» GIVEN REQUEST
Check each line below for the word "image", and copy those that have it.

» GIVEN MATERIAL
— Start —
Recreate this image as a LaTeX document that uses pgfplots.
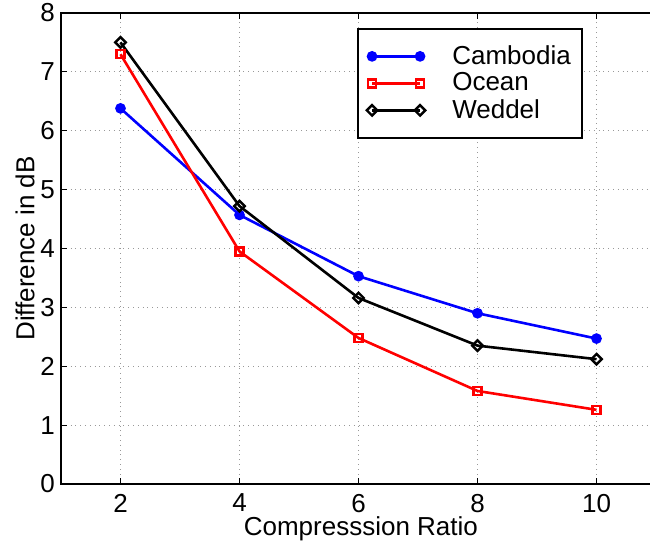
\documentclass[border=0pt]{standalone}
\usepackage{fontspec}
\setmainfont{Liberation Sans}
\usepackage{pgfplots}
\pgfplotsset{compat=1.18}
\begin{document}
\begin{tikzpicture}
\begin{axis}[
  scale only axis,
  width=297.5pt, height=235.5pt,
  xmin=1, xmax=11, ymin=0, ymax=8,
  xtick={2,4,6,8,10}, ytick={0,1,...,8},
  tick align=inside, major tick length=3pt,
  tick style={black, line width=0.5pt},
  grid=major,
  grid style={dotted, gray!80, line width=0.5pt},
  axis line style={line width=1pt},
  font=\fontsize{13}{15}\selectfont,
  tick label style={font=\fontsize{13}{15}\selectfont},
  xticklabel style={yshift=-1.5pt},
  yticklabel style={xshift=0.5pt},
  /pgf/number format/assume math mode=true,
  xlabel={Compresssion Ratio},
  ylabel={Difference in dB},
  xlabel style={at={(axis description cs:0.504,0)}, anchor=north, yshift=-13pt},
  ylabel style={at={(axis description cs:-0.0325,0.5)}, anchor=south},
  legend cell align=left,
  legend style={at={(0.4975,0.968)}, anchor=north west, draw=black,
    line width=0.8pt, fill=white, inner xsep=4.5pt, inner ysep=7pt,
    font=\fontsize{13}{15}\selectfont,
    row sep=0pt,
    nodes={inner xsep=0pt, inner ysep=0pt, minimum height=13.5pt},
    /tikz/column 1/.style={column sep=13.5pt},
    /tikz/column 2/.style={nodes={text width=60.5pt}}},
  legend image code/.code={\draw[#1] plot coordinates {(0pt,0pt) (24pt,0pt)};},
  every axis plot/.append style={line width=1.3pt},
]
\addplot[blue, mark=*, mark size=2pt, mark options={solid, fill=blue}]
  coordinates {(2,6.38) (4,4.57) (6,3.53) (8,2.90) (10,2.47)};
\addlegendentry{Cambodia}
\addplot[red, mark=square, mark size=2pt, mark options={solid, line width=1.2pt}]
  coordinates {(2,7.30) (4,3.95) (6,2.48) (8,1.58) (10,1.26)};
\addlegendentry{Ocean}
\addplot[black, mark=square, mark size=1.85pt, mark options={solid, rotate=45, line width=1.2pt}]
  coordinates {(2,7.50) (4,4.72) (6,3.16) (8,2.35) (10,2.12)};
\addlegendentry{Weddel}
\end{axis}
\pgfresetboundingbox
\path[use as bounding box]
  ([xshift=-30.5pt, yshift=-29.5pt]current axis.south west)
  rectangle ([xshift=-3pt, yshift=6.5pt]current axis.north east);
\end{tikzpicture}
\end{document}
— End —
» TASK RESULT
Recreate this image as a LaTeX document that uses pgfplots.
  legend image code/.code={\draw[#1] plot coordinates {(0pt,0pt) (24pt,0pt)};},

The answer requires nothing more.